Source code of charts
-*-*-
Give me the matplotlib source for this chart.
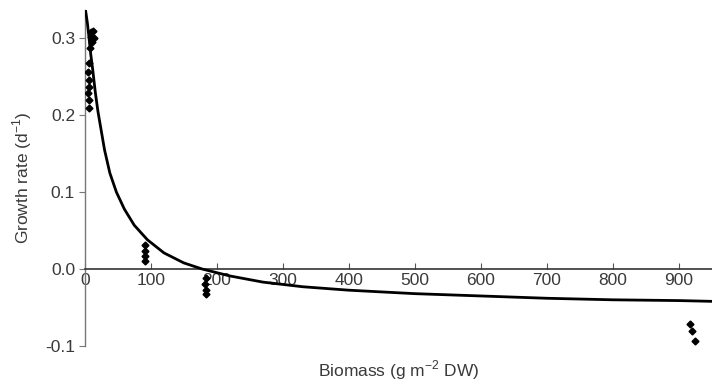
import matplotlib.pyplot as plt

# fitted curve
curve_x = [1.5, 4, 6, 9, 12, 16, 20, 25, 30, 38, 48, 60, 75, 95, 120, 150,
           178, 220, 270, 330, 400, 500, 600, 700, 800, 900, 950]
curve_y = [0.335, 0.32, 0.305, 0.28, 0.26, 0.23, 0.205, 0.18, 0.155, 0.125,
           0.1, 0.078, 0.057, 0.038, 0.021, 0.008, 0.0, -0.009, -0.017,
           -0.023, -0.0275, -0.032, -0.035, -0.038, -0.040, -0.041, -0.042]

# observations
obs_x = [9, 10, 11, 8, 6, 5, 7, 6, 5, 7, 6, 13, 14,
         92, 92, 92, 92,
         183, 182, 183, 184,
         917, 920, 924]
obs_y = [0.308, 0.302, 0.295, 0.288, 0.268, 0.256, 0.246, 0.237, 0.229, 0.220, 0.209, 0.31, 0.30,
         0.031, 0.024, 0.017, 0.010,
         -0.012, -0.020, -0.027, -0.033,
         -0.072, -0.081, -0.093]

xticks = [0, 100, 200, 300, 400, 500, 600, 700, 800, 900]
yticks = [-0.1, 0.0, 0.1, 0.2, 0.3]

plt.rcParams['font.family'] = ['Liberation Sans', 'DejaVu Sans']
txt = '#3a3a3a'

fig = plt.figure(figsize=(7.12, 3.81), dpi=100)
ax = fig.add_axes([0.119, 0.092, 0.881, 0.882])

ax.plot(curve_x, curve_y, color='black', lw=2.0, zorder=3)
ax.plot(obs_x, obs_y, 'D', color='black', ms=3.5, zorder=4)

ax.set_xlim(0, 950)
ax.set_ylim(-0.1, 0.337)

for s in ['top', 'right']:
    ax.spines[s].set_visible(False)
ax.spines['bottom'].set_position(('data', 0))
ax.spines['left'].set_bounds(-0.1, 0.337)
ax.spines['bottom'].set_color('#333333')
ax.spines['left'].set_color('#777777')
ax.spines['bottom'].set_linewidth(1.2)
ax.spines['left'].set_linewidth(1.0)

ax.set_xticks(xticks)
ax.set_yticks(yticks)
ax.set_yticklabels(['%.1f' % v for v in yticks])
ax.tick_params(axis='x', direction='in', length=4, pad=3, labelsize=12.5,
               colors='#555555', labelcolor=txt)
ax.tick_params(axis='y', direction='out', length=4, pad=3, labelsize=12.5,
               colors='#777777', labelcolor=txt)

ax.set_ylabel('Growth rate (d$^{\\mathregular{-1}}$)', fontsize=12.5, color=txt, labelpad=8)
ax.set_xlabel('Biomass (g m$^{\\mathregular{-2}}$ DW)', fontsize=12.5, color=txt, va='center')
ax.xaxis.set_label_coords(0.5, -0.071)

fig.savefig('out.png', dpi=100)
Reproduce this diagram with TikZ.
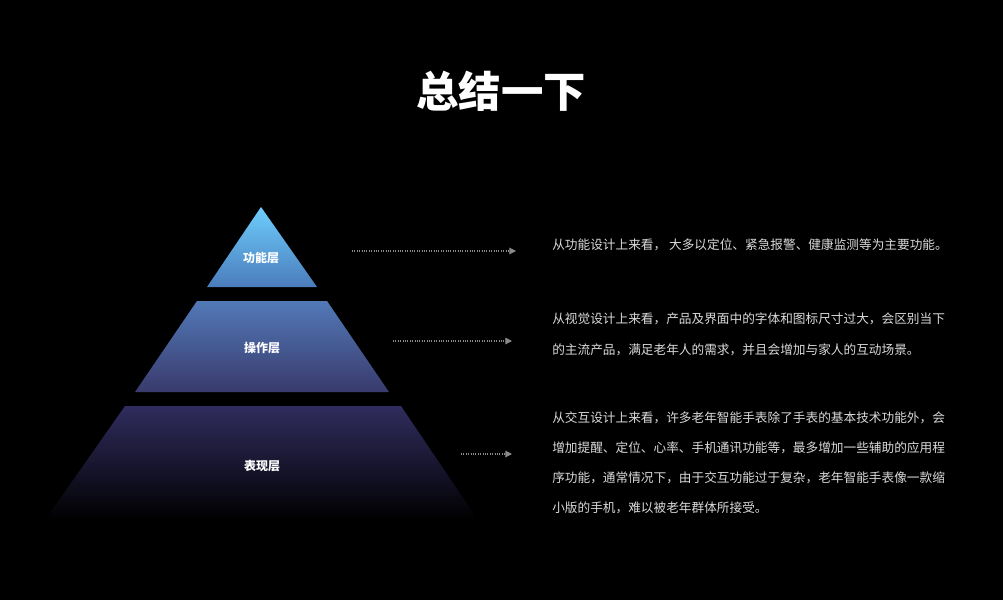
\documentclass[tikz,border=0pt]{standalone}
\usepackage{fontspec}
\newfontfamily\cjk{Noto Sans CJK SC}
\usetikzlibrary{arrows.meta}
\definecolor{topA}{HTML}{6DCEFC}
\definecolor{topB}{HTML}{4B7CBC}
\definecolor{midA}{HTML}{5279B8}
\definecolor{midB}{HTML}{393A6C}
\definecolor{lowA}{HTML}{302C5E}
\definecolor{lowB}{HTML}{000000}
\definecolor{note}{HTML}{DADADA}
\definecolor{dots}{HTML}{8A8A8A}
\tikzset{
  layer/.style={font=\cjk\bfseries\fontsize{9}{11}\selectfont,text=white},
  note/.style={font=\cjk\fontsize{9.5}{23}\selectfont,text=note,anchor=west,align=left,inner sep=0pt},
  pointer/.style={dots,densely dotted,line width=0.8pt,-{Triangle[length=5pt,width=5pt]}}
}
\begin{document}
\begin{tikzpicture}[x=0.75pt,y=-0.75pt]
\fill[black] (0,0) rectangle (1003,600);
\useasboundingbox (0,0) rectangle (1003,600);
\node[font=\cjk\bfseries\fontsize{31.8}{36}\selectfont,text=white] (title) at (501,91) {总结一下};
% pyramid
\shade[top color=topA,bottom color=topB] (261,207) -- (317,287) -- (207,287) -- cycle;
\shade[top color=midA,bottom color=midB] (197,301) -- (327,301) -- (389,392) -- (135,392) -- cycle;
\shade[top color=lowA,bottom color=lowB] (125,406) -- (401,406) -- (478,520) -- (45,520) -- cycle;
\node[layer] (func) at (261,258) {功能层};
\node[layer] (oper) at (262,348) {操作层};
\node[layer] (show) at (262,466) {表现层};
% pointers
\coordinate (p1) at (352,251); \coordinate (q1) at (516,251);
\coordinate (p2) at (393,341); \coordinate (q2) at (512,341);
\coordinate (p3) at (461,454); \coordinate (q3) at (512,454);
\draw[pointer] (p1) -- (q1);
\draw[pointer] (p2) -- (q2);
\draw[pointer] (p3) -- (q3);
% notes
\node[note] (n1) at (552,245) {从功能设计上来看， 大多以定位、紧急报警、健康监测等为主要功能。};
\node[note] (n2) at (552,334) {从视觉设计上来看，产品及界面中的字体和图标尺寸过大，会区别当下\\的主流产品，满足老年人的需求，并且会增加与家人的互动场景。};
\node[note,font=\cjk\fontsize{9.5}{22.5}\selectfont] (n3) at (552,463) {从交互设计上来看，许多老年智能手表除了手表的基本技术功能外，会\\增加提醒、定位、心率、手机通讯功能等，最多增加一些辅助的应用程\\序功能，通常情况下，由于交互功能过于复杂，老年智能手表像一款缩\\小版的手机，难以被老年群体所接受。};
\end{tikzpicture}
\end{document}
-*-*-
__Given problem__. List all lines in the material containing the string "this".

__Result__.
Give me the matplotlib source for this chart.
Reproduce this diagram with TikZ.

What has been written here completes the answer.